» **SUPPLIED DATA**:
++++

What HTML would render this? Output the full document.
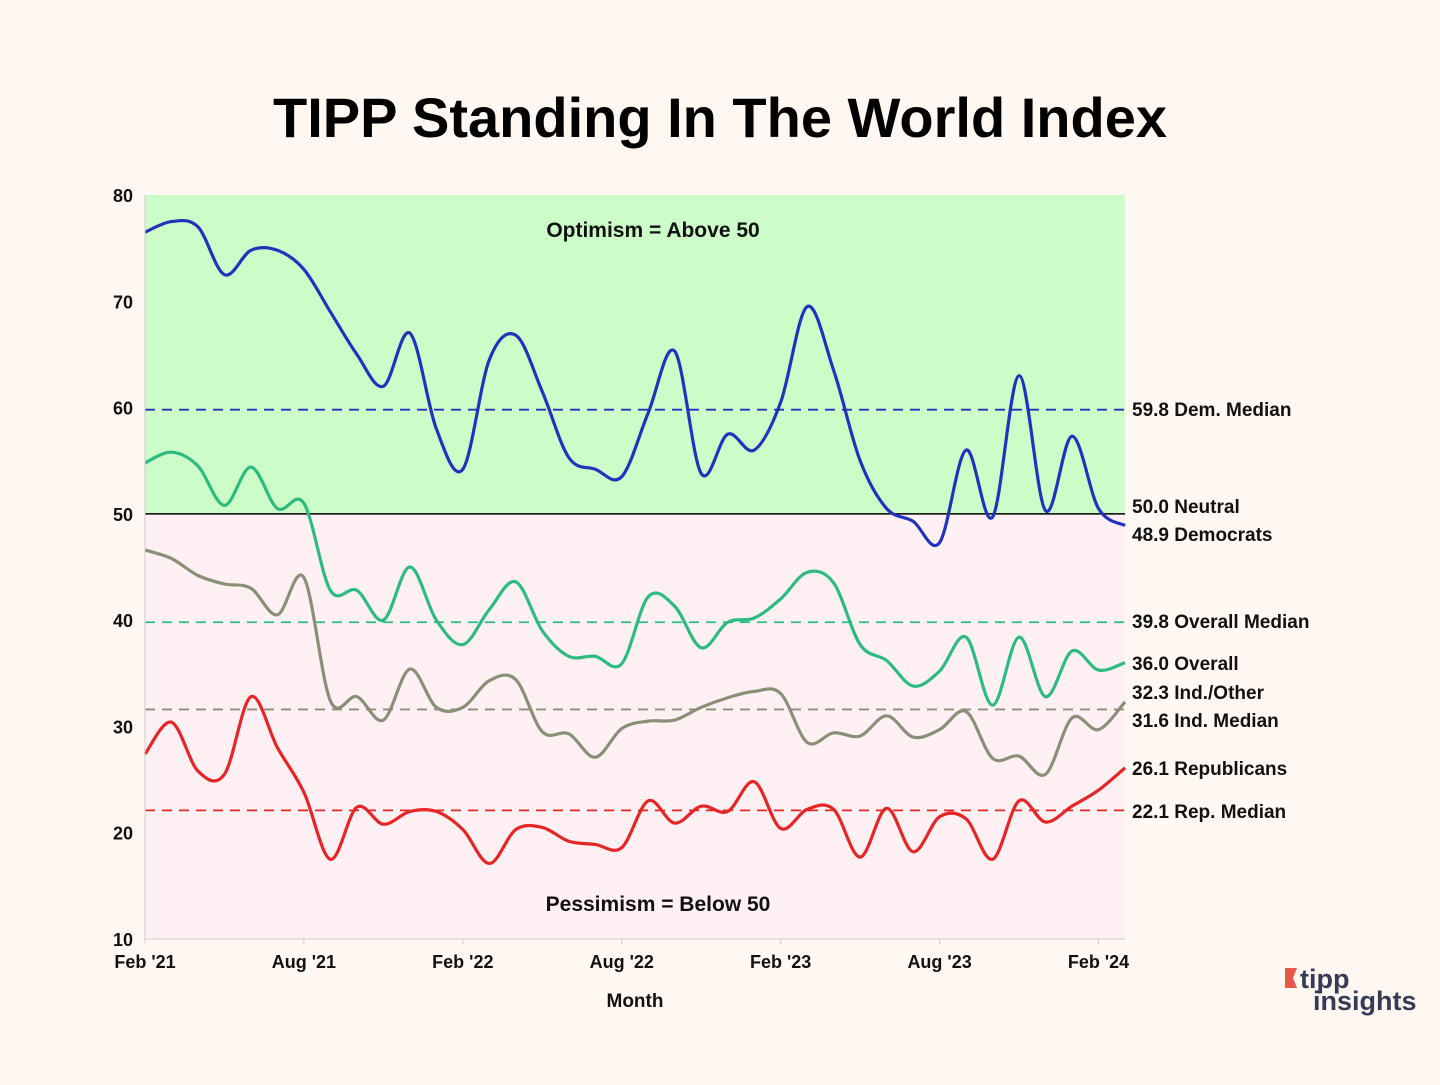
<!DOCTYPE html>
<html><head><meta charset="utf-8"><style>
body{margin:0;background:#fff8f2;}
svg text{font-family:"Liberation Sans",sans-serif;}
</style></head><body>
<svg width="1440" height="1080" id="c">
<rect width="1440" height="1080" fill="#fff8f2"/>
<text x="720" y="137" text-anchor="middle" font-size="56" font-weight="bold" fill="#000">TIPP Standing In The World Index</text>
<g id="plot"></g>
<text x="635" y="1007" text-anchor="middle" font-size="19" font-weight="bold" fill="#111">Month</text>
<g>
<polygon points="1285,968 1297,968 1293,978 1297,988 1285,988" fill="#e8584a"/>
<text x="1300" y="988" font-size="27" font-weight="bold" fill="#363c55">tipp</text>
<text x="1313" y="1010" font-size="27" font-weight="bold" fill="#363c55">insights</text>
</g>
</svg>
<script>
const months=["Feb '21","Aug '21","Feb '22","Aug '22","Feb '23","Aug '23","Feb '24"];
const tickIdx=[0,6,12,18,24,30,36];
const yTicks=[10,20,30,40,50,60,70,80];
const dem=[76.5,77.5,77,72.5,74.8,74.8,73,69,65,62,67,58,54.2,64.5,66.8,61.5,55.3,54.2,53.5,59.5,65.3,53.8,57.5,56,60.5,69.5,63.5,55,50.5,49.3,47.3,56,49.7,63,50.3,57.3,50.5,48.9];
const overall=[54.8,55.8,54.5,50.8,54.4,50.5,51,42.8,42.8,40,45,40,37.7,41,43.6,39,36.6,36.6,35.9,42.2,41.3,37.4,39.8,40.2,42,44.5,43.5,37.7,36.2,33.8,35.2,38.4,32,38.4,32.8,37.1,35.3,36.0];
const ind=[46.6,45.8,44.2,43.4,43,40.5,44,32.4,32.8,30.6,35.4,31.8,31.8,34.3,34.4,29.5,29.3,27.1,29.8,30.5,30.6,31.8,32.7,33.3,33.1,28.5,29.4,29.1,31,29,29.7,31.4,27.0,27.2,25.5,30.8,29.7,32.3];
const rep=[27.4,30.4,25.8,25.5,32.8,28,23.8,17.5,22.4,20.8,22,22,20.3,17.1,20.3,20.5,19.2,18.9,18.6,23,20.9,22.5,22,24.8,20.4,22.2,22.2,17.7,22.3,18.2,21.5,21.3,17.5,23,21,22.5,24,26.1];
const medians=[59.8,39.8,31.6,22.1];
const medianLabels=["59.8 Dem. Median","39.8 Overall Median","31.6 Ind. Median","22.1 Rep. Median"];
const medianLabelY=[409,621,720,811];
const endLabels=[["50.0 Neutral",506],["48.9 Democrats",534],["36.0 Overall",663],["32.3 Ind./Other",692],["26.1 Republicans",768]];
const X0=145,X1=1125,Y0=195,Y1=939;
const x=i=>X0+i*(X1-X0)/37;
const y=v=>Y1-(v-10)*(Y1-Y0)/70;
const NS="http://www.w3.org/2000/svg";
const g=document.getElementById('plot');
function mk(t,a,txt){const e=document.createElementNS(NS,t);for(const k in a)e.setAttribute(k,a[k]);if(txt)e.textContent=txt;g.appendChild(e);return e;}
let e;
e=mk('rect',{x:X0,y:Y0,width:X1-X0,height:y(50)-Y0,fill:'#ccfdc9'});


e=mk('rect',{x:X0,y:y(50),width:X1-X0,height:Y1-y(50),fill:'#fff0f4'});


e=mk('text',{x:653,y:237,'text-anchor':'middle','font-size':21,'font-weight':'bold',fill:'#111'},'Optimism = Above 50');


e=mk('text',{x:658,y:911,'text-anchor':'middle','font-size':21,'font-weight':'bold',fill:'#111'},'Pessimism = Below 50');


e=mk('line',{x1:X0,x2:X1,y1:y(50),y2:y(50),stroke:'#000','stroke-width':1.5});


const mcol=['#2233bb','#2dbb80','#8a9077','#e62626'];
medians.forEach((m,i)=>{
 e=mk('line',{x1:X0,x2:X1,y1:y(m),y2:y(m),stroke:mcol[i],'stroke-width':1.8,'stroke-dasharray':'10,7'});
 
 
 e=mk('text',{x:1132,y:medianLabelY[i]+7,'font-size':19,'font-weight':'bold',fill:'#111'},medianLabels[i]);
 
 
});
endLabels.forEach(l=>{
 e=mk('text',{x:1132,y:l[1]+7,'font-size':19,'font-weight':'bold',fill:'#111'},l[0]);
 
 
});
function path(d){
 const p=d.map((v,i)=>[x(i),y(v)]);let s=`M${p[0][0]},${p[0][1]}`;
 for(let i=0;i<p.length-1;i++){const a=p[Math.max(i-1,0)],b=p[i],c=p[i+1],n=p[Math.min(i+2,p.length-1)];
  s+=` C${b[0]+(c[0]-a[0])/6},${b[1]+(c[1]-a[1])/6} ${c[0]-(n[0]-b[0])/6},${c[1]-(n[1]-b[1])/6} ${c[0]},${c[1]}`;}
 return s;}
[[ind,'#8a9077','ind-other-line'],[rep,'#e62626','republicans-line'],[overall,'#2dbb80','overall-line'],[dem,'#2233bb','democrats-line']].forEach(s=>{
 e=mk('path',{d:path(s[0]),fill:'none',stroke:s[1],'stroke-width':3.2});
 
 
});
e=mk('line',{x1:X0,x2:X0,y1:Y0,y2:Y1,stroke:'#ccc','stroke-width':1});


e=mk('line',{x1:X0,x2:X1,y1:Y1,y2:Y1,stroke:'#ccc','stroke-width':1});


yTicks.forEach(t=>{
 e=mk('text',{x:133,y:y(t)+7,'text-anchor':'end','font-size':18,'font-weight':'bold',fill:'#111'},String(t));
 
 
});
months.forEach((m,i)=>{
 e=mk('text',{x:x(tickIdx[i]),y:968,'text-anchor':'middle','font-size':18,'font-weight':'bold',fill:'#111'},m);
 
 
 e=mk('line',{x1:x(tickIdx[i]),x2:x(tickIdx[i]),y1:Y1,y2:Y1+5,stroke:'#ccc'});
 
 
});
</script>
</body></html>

++++

» **REQUIREMENTS**:
Do not include the images; transcribe the rest of the listing exactly.

» **ANSWER TO THE PROBLEM**:
What HTML would render this? Output the full document.
<!DOCTYPE html>
<html><head><meta charset="utf-8"><style>
body{margin:0;background:#fff8f2;}
svg text{font-family:"Liberation Sans",sans-serif;}
</style></head><body>
<svg width="1440" height="1080" id="c">
<rect width="1440" height="1080" fill="#fff8f2"/>
<text x="720" y="137" text-anchor="middle" font-size="56" font-weight="bold" fill="#000">TIPP Standing In The World Index</text>
<g id="plot"></g>
<text x="635" y="1007" text-anchor="middle" font-size="19" font-weight="bold" fill="#111">Month</text>
<g>
<polygon points="1285,968 1297,968 1293,978 1297,988 1285,988" fill="#e8584a"/>
<text x="1300" y="988" font-size="27" font-weight="bold" fill="#363c55">tipp</text>
<text x="1313" y="1010" font-size="27" font-weight="bold" fill="#363c55">insights</text>
</g>
</svg>
<script>
const months=["Feb '21","Aug '21","Feb '22","Aug '22","Feb '23","Aug '23","Feb '24"];
const tickIdx=[0,6,12,18,24,30,36];
const yTicks=[10,20,30,40,50,60,70,80];
const dem=[76.5,77.5,77,72.5,74.8,74.8,73,69,65,62,67,58,54.2,64.5,66.8,61.5,55.3,54.2,53.5,59.5,65.3,53.8,57.5,56,60.5,69.5,63.5,55,50.5,49.3,47.3,56,49.7,63,50.3,57.3,50.5,48.9];
const overall=[54.8,55.8,54.5,50.8,54.4,50.5,51,42.8,42.8,40,45,40,37.7,41,43.6,39,36.6,36.6,35.9,42.2,41.3,37.4,39.8,40.2,42,44.5,43.5,37.7,36.2,33.8,35.2,38.4,32,38.4,32.8,37.1,35.3,36.0];
const ind=[46.6,45.8,44.2,43.4,43,40.5,44,32.4,32.8,30.6,35.4,31.8,31.8,34.3,34.4,29.5,29.3,27.1,29.8,30.5,30.6,31.8,32.7,33.3,33.1,28.5,29.4,29.1,31,29,29.7,31.4,27.0,27.2,25.5,30.8,29.7,32.3];
const rep=[27.4,30.4,25.8,25.5,32.8,28,23.8,17.5,22.4,20.8,22,22,20.3,17.1,20.3,20.5,19.2,18.9,18.6,23,20.9,22.5,22,24.8,20.4,22.2,22.2,17.7,22.3,18.2,21.5,21.3,17.5,23,21,22.5,24,26.1];
const medians=[59.8,39.8,31.6,22.1];
const medianLabels=["59.8 Dem. Median","39.8 Overall Median","31.6 Ind. Median","22.1 Rep. Median"];
const medianLabelY=[409,621,720,811];
const endLabels=[["50.0 Neutral",506],["48.9 Democrats",534],["36.0 Overall",663],["32.3 Ind./Other",692],["26.1 Republicans",768]];
const X0=145,X1=1125,Y0=195,Y1=939;
const x=i=>X0+i*(X1-X0)/37;
const y=v=>Y1-(v-10)*(Y1-Y0)/70;
const NS="http://www.w3.org/2000/svg";
const g=document.getElementById('plot');
function mk(t,a,txt){const e=document.createElementNS(NS,t);for(const k in a)e.setAttribute(k,a[k]);if(txt)e.textContent=txt;g.appendChild(e);return e;}
let e;
e=mk('rect',{x:X0,y:Y0,width:X1-X0,height:y(50)-Y0,fill:'#ccfdc9'});


e=mk('rect',{x:X0,y:y(50),width:X1-X0,height:Y1-y(50),fill:'#fff0f4'});


e=mk('text',{x:653,y:237,'text-anchor':'middle','font-size':21,'font-weight':'bold',fill:'#111'},'Optimism = Above 50');


e=mk('text',{x:658,y:911,'text-anchor':'middle','font-size':21,'font-weight':'bold',fill:'#111'},'Pessimism = Below 50');


e=mk('line',{x1:X0,x2:X1,y1:y(50),y2:y(50),stroke:'#000','stroke-width':1.5});


const mcol=['#2233bb','#2dbb80','#8a9077','#e62626'];
medians.forEach((m,i)=>{
 e=mk('line',{x1:X0,x2:X1,y1:y(m),y2:y(m),stroke:mcol[i],'stroke-width':1.8,'stroke-dasharray':'10,7'});
 
 
 e=mk('text',{x:1132,y:medianLabelY[i]+7,'font-size':19,'font-weight':'bold',fill:'#111'},medianLabels[i]);
 
 
});
endLabels.forEach(l=>{
 e=mk('text',{x:1132,y:l[1]+7,'font-size':19,'font-weight':'bold',fill:'#111'},l[0]);
 
 
});
function path(d){
 const p=d.map((v,i)=>[x(i),y(v)]);let s=`M${p[0][0]},${p[0][1]}`;
 for(let i=0;i<p.length-1;i++){const a=p[Math.max(i-1,0)],b=p[i],c=p[i+1],n=p[Math.min(i+2,p.length-1)];
  s+=` C${b[0]+(c[0]-a[0])/6},${b[1]+(c[1]-a[1])/6} ${c[0]-(n[0]-b[0])/6},${c[1]-(n[1]-b[1])/6} ${c[0]},${c[1]}`;}
 return s;}
[[ind,'#8a9077','ind-other-line'],[rep,'#e62626','republicans-line'],[overall,'#2dbb80','overall-line'],[dem,'#2233bb','democrats-line']].forEach(s=>{
 e=mk('path',{d:path(s[0]),fill:'none',stroke:s[1],'stroke-width':3.2});
 
 
});
e=mk('line',{x1:X0,x2:X0,y1:Y0,y2:Y1,stroke:'#ccc','stroke-width':1});


e=mk('line',{x1:X0,x2:X1,y1:Y1,y2:Y1,stroke:'#ccc','stroke-width':1});


yTicks.forEach(t=>{
 e=mk('text',{x:133,y:y(t)+7,'text-anchor':'end','font-size':18,'font-weight':'bold',fill:'#111'},String(t));
 
 
});
months.forEach((m,i)=>{
 e=mk('text',{x:x(tickIdx[i]),y:968,'text-anchor':'middle','font-size':18,'font-weight':'bold',fill:'#111'},m);
 
 
 e=mk('line',{x1:x(tickIdx[i]),x2:x(tickIdx[i]),y1:Y1,y2:Y1+5,stroke:'#ccc'});
 
 
});
</script>
</body></html>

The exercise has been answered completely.